What about Android fragmentation?

Android fragmentation is real—different manufacturers customize Android differently. However, most fragmentation issues are layout-related (screen sizes, aspect ratios), which emulators catch effectively. Hardware-specific bugs (Samsung-specific features, custom ROMs) do require physical devices, but these represent a small % of total bugs. Test broadly on emulators, then validate on key physical devices (Pixel, Samsung flagship).
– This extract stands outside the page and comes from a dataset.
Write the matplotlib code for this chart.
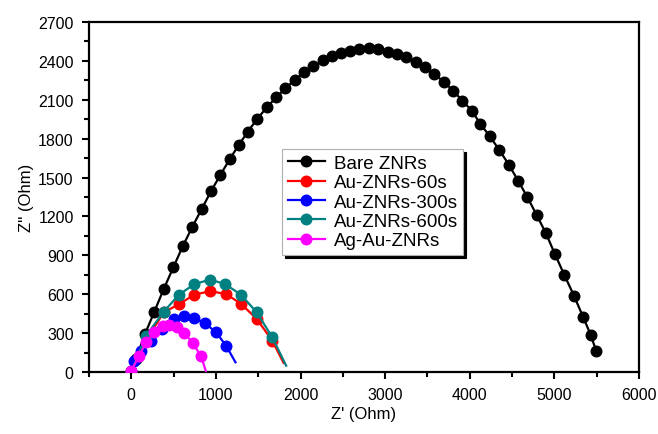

Does Autonoma replace BrowserStack?

For most teams, yes. Autonoma provides web, iOS, and Android testing in one platform with emulator-first execution, AI self-healing, and physical devices when needed. If you're using BrowserStack primarily for mobile device testing, Autonoma offers better speed, lower cost, and less maintenance. If you need highly specialized device configurations or niche hardware, BrowserStack might still have a place—but for 95% of teams, Autonoma is the better solution.

How long does it take to migrate from BrowserStack to an emulator-first approach?

Most teams complete migration in 2-4 weeks. The process involves: auditing current tests (1 week), setting up emulator infrastructure (1 week with Autonoma, longer DIY), migrating test suites (1-2 weeks), and validating coverage (ongoing). The investment pays off quickly—teams typically see ROI within the first month from time savings alone.

What if I find a bug that only appears on physical devices?

This is exactly why you still use physical devices for final validation. When you discover a device-specific bug, add a targeted test that runs on physical hardware. Over time, you'll build a small suite of device-specific tests while keeping the bulk of your testing on fast, cheap emulators.